Sole tyre manufacturer shuts down
By Lance Guma
10 October 2005
Foreign currency shortages have forced Dunlop Zimbabwe, the country’s sole tyre manufacturing company, to shut down operations. Its 820 workers will lose their jobs with a further 30 000 workers in downstream industries also facing an uncertain future. Officials at the company say they have not received any foreign currency allocations from the Reserve Bank since July 15, 2005.This has meant the company is unable to procure raw materials.
While most exporting firms surrender 50 percent of their foreign currency proceeds Dunlop had to give up 100 percent of their proceeds. The company surrendered US$687 000, its average monthly export earnings, to the central bank but they have not been getting any allocations in return when they want to make import purchases.

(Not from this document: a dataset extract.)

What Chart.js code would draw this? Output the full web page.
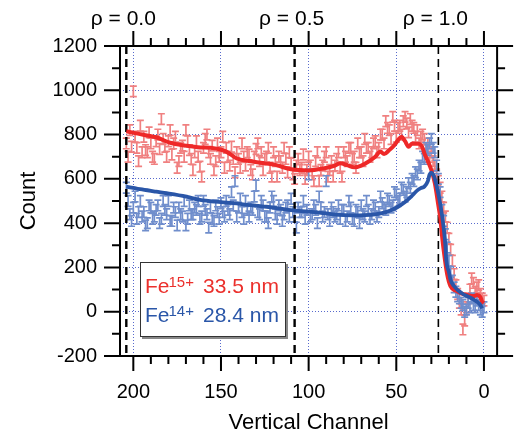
<!DOCTYPE html>
<html>
<head>
<meta charset="utf-8">
<script src="https://cdn.jsdelivr.net/npm/chart.js@4.4.0/dist/chart.umd.min.js"></script>
<style>
  html, body { margin: 0; padding: 0; background: #fff; }
  #wrap { width: 514px; height: 436px; }
</style>
</head>
<body>
<div id="wrap"><canvas id="grafico" width="514" height="436"></canvas></div>
<script>
// canais medidos (pontos com barra de erro), de 204 ate 0
var canais = [
  204, 203, 202, 201, 200, 199, 198, 197, 196, 195,
  194, 193, 192, 191, 190, 189, 188, 187, 186, 185,
  184, 183, 182, 181, 180, 179, 178, 177, 176, 175,
  174, 173, 172, 171, 170, 169, 168, 167, 166, 165,
  164, 163, 162, 161, 160, 159, 158, 157, 156, 155,
  154, 153, 152, 151, 150, 149, 148, 147, 146, 145,
  144, 143, 142, 141, 140, 139, 138, 137, 136, 135,
  134, 133, 132, 131, 130, 129, 128, 127, 126, 125,
  124, 123, 122, 121, 120, 119, 118, 117, 116, 115,
  114, 113, 112, 111, 110, 109, 108, 107, 106, 105,
  104, 103, 102, 101, 100, 99, 98, 97, 96, 95,
  94, 93, 92, 91, 90, 89, 88, 87, 86, 85,
  84, 83, 82, 81, 80, 79, 78, 77, 76, 75,
  74, 73, 72, 71, 70, 69, 68, 67, 66, 65,
  64, 63, 62, 61, 60, 59, 58, 57, 56, 55,
  54, 53, 52, 51, 50, 49, 48, 47, 46, 45,
  44, 43, 42, 41, 40, 39, 38, 37, 36, 35,
  34, 33, 32, 31, 30, 29, 28, 27, 26, 25,
  24, 23, 22, 21, 20, 19, 18, 17, 16, 15,
  14, 13, 12, 11, 10, 9, 8, 7, 6, 5,
  4, 3, 2, 1, 0];

var contagemFe15 = [
  760, 700, 820, 745, 995, 790, 740, 680, 840, 720,
  790, 730, 720, 810, 760, 700, 690, 770, 800, 735,
  870, 780, 745, 700, 770, 820, 710, 760, 790, 650,
  680, 740, 750, 700, 820, 770, 730, 690, 640, 720,
  770, 700, 655, 610, 740, 780, 800, 720, 690, 750,
  640, 680, 760, 700, 720, 790, 650, 740, 700, 660,
  745, 690, 630, 720, 690, 650, 760, 700, 660, 720,
  710, 640, 620, 700, 735, 760, 680, 720, 640, 690,
  700, 740, 650, 610, 720, 680, 610, 700, 680, 650,
  740, 690, 630, 720, 670, 620, 600, 660, 690, 640,
  650, 710, 600, 640, 700, 660, 620, 590, 680, 720,
  590, 640, 660, 700, 720, 610, 640, 680, 610, 660,
  690, 720, 650, 610, 720, 700, 680, 740, 740, 690,
  700, 650, 760, 720, 720, 680, 780, 740, 740, 700,
  720, 760, 770, 720, 740, 800, 800, 760, 860, 830,
  820, 780, 880, 840, 790, 830, 840, 800, 860, 880,
  850, 810, 870, 840, 830, 790, 820, 760, 790, 800,
  780, 730, 760, 700, 720, 680, 660, 620, 590, 560,
  520, 470, 430, 380, 330, 280, 230, 170, 120, 80,
  40, 10, -80, -40, 20, 60, 100, 150, 130, 90,
  110, 120, 80, 60, 50];

var contagemFe14 = [
  560, 500, 440, 410, 470, 520, 420, 450, 500, 430,
  450, 390, 400, 480, 470, 420, 430, 460, 480, 400,
  420, 500, 460, 440, 500, 410, 410, 470, 450, 390,
  470, 440, 430, 500, 390, 420, 480, 440, 440, 470,
  460, 500, 420, 430, 500, 460, 440, 380, 470, 420,
  410, 480, 450, 420, 490, 450, 430, 500, 460, 440,
  540, 480, 590, 430, 470, 510, 450, 420, 500, 460,
  430, 470, 460, 520, 570, 450, 440, 500, 480, 430,
  430, 400, 470, 520, 500, 440, 420, 480, 460, 410,
  440, 470, 480, 430, 510, 450, 430, 380, 470, 450,
  450, 500, 420, 460, 620, 430, 440, 480, 460, 400,
  520, 470, 430, 450, 590, 440, 410, 470, 450, 430,
  440, 480, 420, 460, 460, 410, 430, 500, 470, 420,
  410, 460, 450, 400, 480, 440, 430, 500, 460, 420,
  440, 480, 470, 430, 450, 520, 490, 470, 460, 510,
  500, 470, 480, 540, 530, 500, 510, 560, 550, 520,
  540, 580, 560, 600, 590, 630, 620, 660, 650, 700,
  690, 740, 730, 760, 780, 740, 720, 660, 600, 540,
  460, 410, 350, 290, 230, 180, 140, 110, 90, 70,
  60, 40, 30, 0, 10, 40, 20, 60, 30, 20,
  50, 30, 10, 0, 20];

var erroFe15 = 24;
var erroFe14 = 24;

// curvas do modelo
var canaisModeloFe15 = [204, 195, 187, 179, 170, 162, 156, 147, 141, 134, 125, 119, 110, 100, 91, 85, 82, 78, 74, 70,
  66, 62, 59, 57, 54, 51, 49, 47, 45, 43, 41, 37, 35, 34, 32, 30, 28, 26, 25, 24, 23, 21, 19, 16, 13, 9, 6, 4, 2, 1, 0];
var modeloFe15 = [815, 800, 788, 763, 750, 742, 740, 723, 692, 681, 670, 663, 643, 638, 648, 660, 670, 662, 652, 660,
  677, 700, 723, 712, 730, 753, 775, 790, 770, 745, 760, 758, 740, 716, 680, 640, 580, 480, 429, 350, 280, 170, 114, 95, 83, 75, 71, 75, 65, 45, 40];

var canaisModeloFe14 = [204, 195, 187, 181, 170, 162, 150, 143, 135, 124, 110, 100, 90, 83, 75, 68, 62, 56, 52, 49,
  45, 41.5, 38, 36, 34, 32, 31, 30, 29, 28, 26.5, 25, 24, 23, 22, 21.5, 20, 19, 17, 15, 12, 9, 6, 4, 2, 1];
var modeloFe14 = [565, 552, 542, 535, 520, 505, 495, 490, 483, 474, 459, 452, 444, 437, 435, 436, 440, 450, 462, 474,
  495, 520, 548, 558, 565, 590, 620, 628, 620, 600, 550, 490, 440, 380, 300, 234, 180, 143, 115, 98, 80, 68, 56, 45, 30, 15];

var ticksX = [200, 150, 100, 50, 0];
var linhasRho = [204, 108, 26];
var rotulosRho = ['\u03c1 = 0.0', '\u03c1 = 0.5', '\u03c1 = 1.0'];

var corPontoVermelho = 'rgb(240,128,128)';
var corPontoAzul = 'rgb(112,142,204)';
var corLinhaVermelha = 'rgb(238,40,40)';
var corLinhaAzul = 'rgb(42,86,168)';
var corGrade = 'rgba(70,90,200,0.9)';
var fonte = '"Liberation Sans", Arial, sans-serif';

function pares(xs, ys) {
  return xs.map(function(v, i) { return { x: v, y: ys[i] }; });
}

function desenharBarras(chart, indice, erro, cor) {
  var ctx = chart.ctx;
  var escalaY = chart.scales.y;
  var meta = chart.getDatasetMeta(indice);
  var dados = chart.data.datasets[indice].data;
  ctx.save();
  ctx.strokeStyle = cor;
  ctx.lineWidth = 1.7;
  meta.data.forEach(function(p, k) {
    var v = dados[k].y;
    var y1 = escalaY.getPixelForValue(v + erro);
    var y2 = escalaY.getPixelForValue(v - erro);
    ctx.beginPath();
    ctx.moveTo(p.x, y1); ctx.lineTo(p.x, y2);
    ctx.moveTo(p.x - 3.5, y1); ctx.lineTo(p.x + 3.5, y1);
    ctx.moveTo(p.x - 3.5, y2); ctx.lineTo(p.x + 3.5, y2);
    ctx.stroke();
  });
  ctx.restore();
}

var pluginDesenho = {
  id: 'desenho',
  beforeDatasetsDraw: function(chart) {
    var ctx = chart.ctx, area = chart.chartArea, escalaX = chart.scales.x;
    ctx.save();
    ctx.beginPath();
    ctx.rect(area.left, area.top, area.right - area.left, area.bottom - area.top);
    ctx.clip();
    desenharBarras(chart, 2, erroFe15, corPontoVermelho);
    desenharBarras(chart, 3, erroFe14, corPontoAzul);

    ctx.strokeStyle = '#000';
    ctx.setLineDash([8, 5]);
    linhasRho.forEach(function(c, i) {
      var px = escalaX.getPixelForValue(c);
      ctx.lineWidth = i == 2 ? 1.6 : 2.4;
      ctx.beginPath();
      ctx.moveTo(px, area.top);
      ctx.lineTo(px, area.bottom);
      ctx.stroke();
    });
    ctx.restore();
  },
  afterDraw: function(chart) {
    var ctx = chart.ctx, area = chart.chartArea;
    var escalaX = chart.scales.x, escalaY = chart.scales.y;
    ctx.save();

    // legenda
    ctx.fillStyle = '#888';
    ctx.fillRect(142, 264, 146, 75);
    ctx.fillStyle = '#fff';
    ctx.fillRect(140, 262, 146, 75);
    ctx.strokeStyle = '#333';
    ctx.lineWidth = 1;
    ctx.strokeRect(140.5, 262.5, 145, 74);

    var linhasLegenda = [
      { cor: 'rgb(235,48,44)', sup: '15+', texto: '33.5 nm', base: 293 },
      { cor: 'rgb(42,86,168)', sup: '14+', texto: '28.4 nm', base: 321.5 }
    ];
    ctx.textBaseline = 'alphabetic';
    ctx.textAlign = 'left';
    linhasLegenda.forEach(function(l) {
      ctx.fillStyle = l.cor;
      ctx.font = '21px ' + fonte;
      ctx.fillText('Fe', 145, l.base);
      ctx.font = '15px ' + fonte;
      ctx.fillText(l.sup, 168.5, l.base - 6);
      ctx.font = '21px ' + fonte;
      ctx.fillText(l.texto, 203, l.base);
    });

    // moldura
    ctx.strokeStyle = '#000';
    ctx.lineWidth = 2;
    ctx.strokeRect(area.left, area.top, area.right - area.left, area.bottom - area.top);

    // marcas dos eixos
    ctx.beginPath();
    for (var c = 0; c <= 200; c += 10) {
      var px = escalaX.getPixelForValue(c);
      var tam = (c % 50 == 0) ? 15 : 8;
      ctx.moveTo(px, area.bottom); ctx.lineTo(px, area.bottom + tam);
      ctx.moveTo(px, area.top); ctx.lineTo(px, area.top - tam);
    }
    for (var v = -200; v <= 1200; v += 100) {
      var py = escalaY.getPixelForValue(v);
      var tamY = (v % 200 == 0) ? 16 : 8;
      ctx.moveTo(area.left, py); ctx.lineTo(area.left - tamY, py);
      ctx.moveTo(area.right, py); ctx.lineTo(area.right + tamY, py);
    }
    ctx.stroke();

    // rotulos rho
    ctx.fillStyle = '#000';
    ctx.font = '21px ' + fonte;
    ctx.textAlign = 'center';
    linhasRho.forEach(function(c, i) {
      ctx.fillText(rotulosRho[i], escalaX.getPixelForValue(c) - 3, 24.5);
    });
    ctx.restore();
  }
};

new Chart(document.getElementById('grafico').getContext('2d'), {
  type: 'scatter',
  data: {
    datasets: [
      {
        label: 'modelo Fe14',
        type: 'line',
        data: pares(canaisModeloFe14, modeloFe14),
        borderColor: corLinhaAzul,
        borderWidth: 3.8,
        pointRadius: 0,
        fill: false,
        cubicInterpolationMode: 'monotone'
      },
      {
        label: 'modelo Fe15',
        type: 'line',
        data: pares(canaisModeloFe15, modeloFe15),
        borderColor: corLinhaVermelha,
        borderWidth: 4,
        pointRadius: 0,
        fill: false,
        cubicInterpolationMode: 'monotone'
      },
      {
        label: 'Fe15+',
        data: pares(canais, contagemFe15),
        pointRadius: 0,
        showLine: false
      },
      {
        label: 'Fe14+',
        data: pares(canais, contagemFe14),
        pointRadius: 0,
        showLine: false
      }
    ]
  },
  options: {
    responsive: false,
    animation: false,
    devicePixelRatio: 1,
    layout: { padding: { left: 0, right: 14, top: 46, bottom: 0 } },
    plugins: {
      legend: { display: false },
      tooltip: { enabled: false }
    },
    scales: {
      x: {
        type: 'linear',
        reverse: true,
        min: -7.5,
        max: 207.6,
        afterBuildTicks: function(s) { s.ticks = ticksX.map(function(v) { return { value: v }; }); },
        afterFit: function(s) { s.height = 80; },
        grid: { color: corGrade, lineWidth: 1, drawTicks: false },
        border: { display: false, dash: [1, 2] },
        ticks: { color: '#000', font: { family: fonte, size: 20 }, padding: 24, maxRotation: 0, autoSkip: false },
        title: { display: true, text: 'Vertical Channel', color: '#000', font: { family: fonte, size: 22 }, padding: { top: 4, bottom: 0 } }
      },
      y: {
        min: -200,
        max: 1200,
        afterFit: function(s) { s.width = 120; },
        grid: { color: corGrade, lineWidth: 1, drawTicks: false },
        border: { display: false, dash: [1, 2] },
        ticks: {
          stepSize: 200, color: '#000', font: { family: fonte, size: 20 }, padding: 23,
          callback: function(v) { return String(v); }
        },
        title: { display: true, text: 'Count', color: '#000', font: { family: fonte, size: 22 }, padding: { top: 16, bottom: 0 } }
      }
    }
  },
  plugins: [pluginDesenho]
});
</script>
</body>
</html>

Victor Moyo, an employee with the company, says the mood at the company premises is downbeat with workers milling around hoping for some positive news. He says rumours are rife the company will force their workers onto unpaid leave pending a resolution of the matter with government. Moyo is amazed the company should be forced to shut down just when Central bank Governor Gideon Gono paid them a visit a few weeks back and assured them of their continued support.
The irony of the situation is that the bulk of orders for tyres placed with the company come from government departments. The army, police, and Central Mechanical Department have huge orders with Dunlop. The company needs US$50,000 a day to produce tyres whereas it would cost US$100,000 a day to import them. The Reserve Bank has so far ignored the company’s cry for help.